Besonders beunruhigend finde ich aber auch die Tatsache, dass die Entscheidung für das Bedingungslose Grundeinkommen irreversibel ist. Wenn man das einmal gemacht hat, kommt man da nicht mehr heraus. Das muss man sich genau überlegen. So sagt es jedenfalls Professor Straubhaar. Aus unserer Sicht können wir das so nicht wollen!

(Beifall Dr. Ralf Stegner [SPD])

Hier wird meines Erachtens Armut manifestiert, zementiert und überhaupt nicht verringert.

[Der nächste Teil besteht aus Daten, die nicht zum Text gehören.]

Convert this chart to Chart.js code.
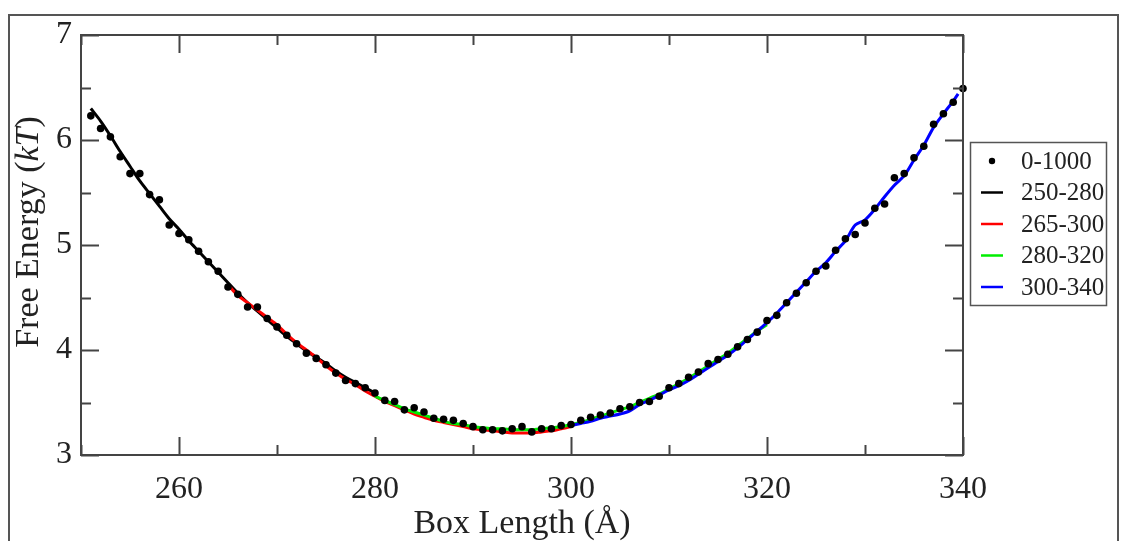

Denn was von beispielsweise 1.000 € für einen Menschen bleibt, der ohnehin ein geringes Einkommen hat, wäre nicht mehr als Grundsicherungsniveau.

Ich möchte noch einen weiteren Punkt anführen. Das BGE setzt eine massive Eigenverantwortung voraus. Damit sind einige jetzt schon überfordert. Ich weiß nicht, ob das ein frontaler Weg in die Armut wäre.

Frau Kollegin, denken Sie bitte an die Redezeit!

Ja. - Sie sehen, meine Damen und Herren, wir haben uns schon jetzt viele Gedanken gemacht. Wir freuen uns auf die Arbeit im Zukunftslabor. Wir werden das alles engagiert miteinander und mit Fachleuten diskutieren. Darauf freuen wir uns. Danke.